Banker
Centurion, 1891–1930
Born 30 April 1857 in New York (Manhattan), New York
Died 15 May 1930 in New York (Manhattan), New York
Buried Green-Wood Cemetery, Brooklyn, New York
Proposed by Lockwood de Forest, Stephen H. Olin, and Edward M. Townsend
Elected 5 December 1891 at age thirty-four
Archivist’s Note: Son of James A. Roosevelt; brother of Alfred Roosevelt; brother-in-law of Montgomery Roosevelt Schuyler; nephew of Cornelius Van Schaick Roosevelt, Robert Barnwell Roosevelt, Silas Weir Roosevelt, and Theodore Roosevelt; cousin of James West Roosevelt and Theodore Roosevelt
Seconder of:
Century Memorial
In a family of considerably diversified activities, W. Emlen Roosevelt made his particular mark in banking.
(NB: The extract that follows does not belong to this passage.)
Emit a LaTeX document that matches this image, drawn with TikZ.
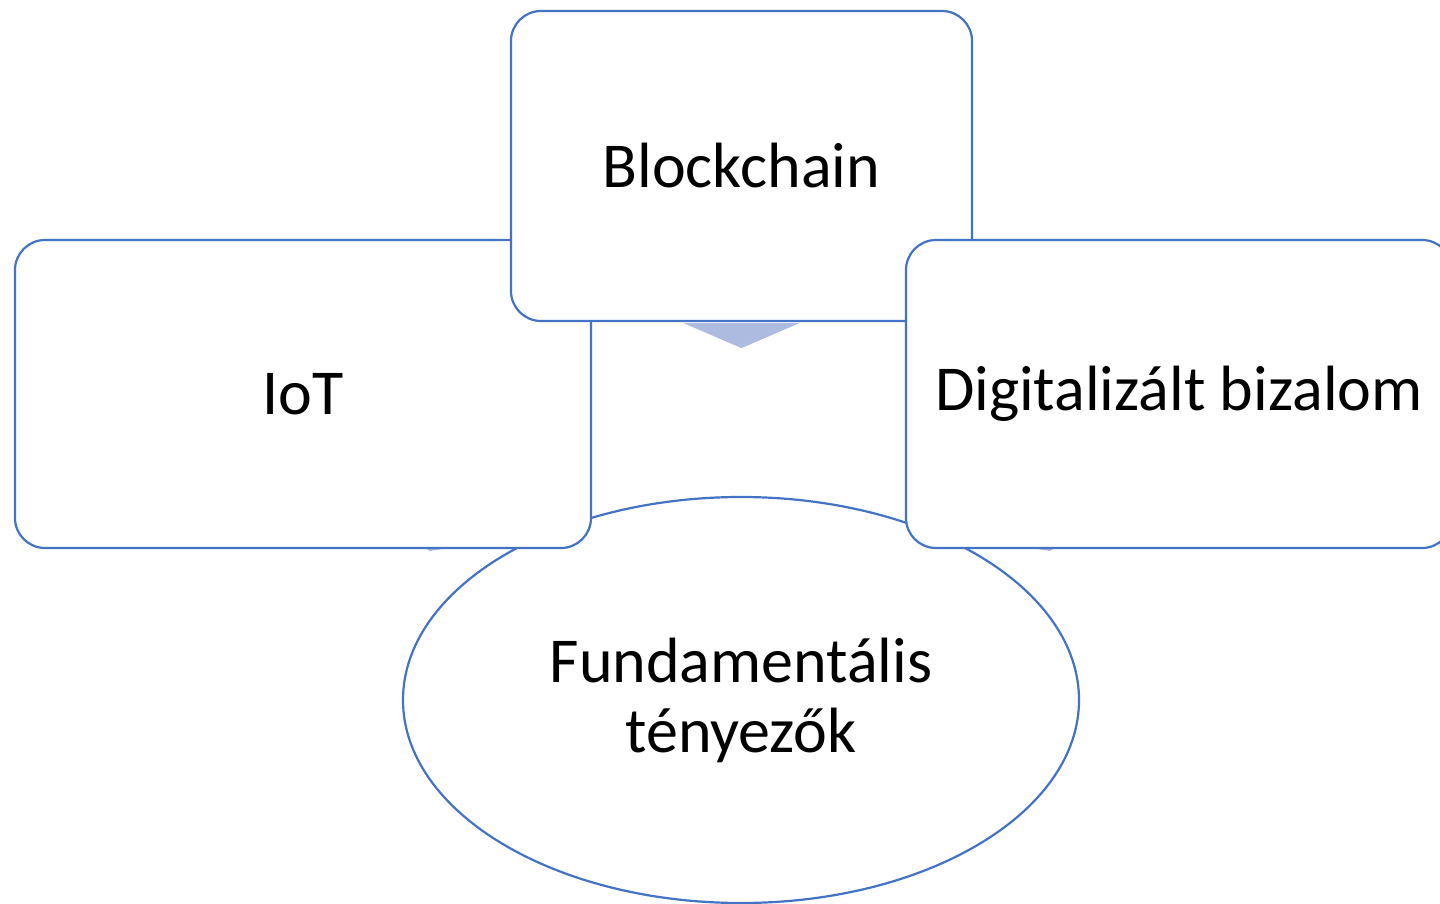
\documentclass[tikz,border=0pt]{standalone}
\usepackage{fontspec}
\setmainfont{Carlito}
\usetikzlibrary{calc,shapes.geometric}
\definecolor{bord}{HTML}{4472C4}
\definecolor{arrfill}{HTML}{AEBBE0}
\tikzset{
  box/.style={draw=bord, fill=white, line width=2.2pt, rounded corners=30pt, inner sep=0pt, font=\fontsize{64}{76}\selectfont, align=center},
  oval/.style={ellipse, draw=bord, fill=white, line width=2.2pt, inner sep=0pt, font=\fontsize{64}{76}\selectfont, align=center},
  arrowtri/.style={fill=arrfill, draw=none}
}
\begin{document}
\begin{tikzpicture}[x=1pt,y=-1pt]
\useasboundingbox (0,0) rectangle (1440,904);
\fill[white] (0,0) rectangle (1440,904);
% hidden arrow slivers
\coordinate (a1) at (430,551);
\coordinate (a2) at (1050,551);
\fill[arrowtri] (a1) -- ++(-6,-4) -- ++(30,0) -- cycle;
\fill[arrowtri] (a2) -- ++(6,-4) -- ++(-30,0) -- cycle;
% ellipse
\node[oval, minimum width=676pt, minimum height=406pt] (fund) at (741,700) {Fundamentális\\[-6pt]tényezők};
% boxes
\node[box, minimum width=576pt, minimum height=308pt] (iot) at (303,394) {IoT};
\node[box, minimum width=461pt, minimum height=310pt] (bc) at (741.5,166) {Blockchain};
\fill[arrowtri] ($(bc.south)+(-58,1)$) -- ($(bc.south)+(58,1)$) -- ($(bc.south)+(0,26)$) -- cycle;
\node[box, minimum width=546pt, minimum height=308pt] (dig) at (1179,394) {Digitalizált bizalom};
\end{tikzpicture}
\end{document}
Only once, and then under peculiar circumstances, did his name come into the limelight of political talk such as surrounded his kinsmen in the White House of 1902 [Theodore Roosevelt] and the Albany State House of 1930 [Franklin D. Roosevelt]. That was when President McKinley died in the autumn of 1901 and Wall Street, already deep in the ambitious “company promotion schemes’’ of that excited financial era, asked with a troubled heart what was to be expected from McKinley’s successor—the fire-eating reformer who had been chosen vice-president in 1900 without a pledge. At that moment of incipient consternation in high finance it was Emlen Roosevelt, already known as the new executive’s long-time friend and financial adviser, who quietly and apparently by authority declared to Wall Street that it need have no fear; that President McKinley’s conservative policies would be continued by President Roosevelt. Wall Street heaved a sigh of entire relief, and talked of something else. The incident foreshadowed gradual change in its attitude towards the new dynasty at Washington, which did not wholly disappear even in the exciting episodes of Northern Securities and Standard Oil.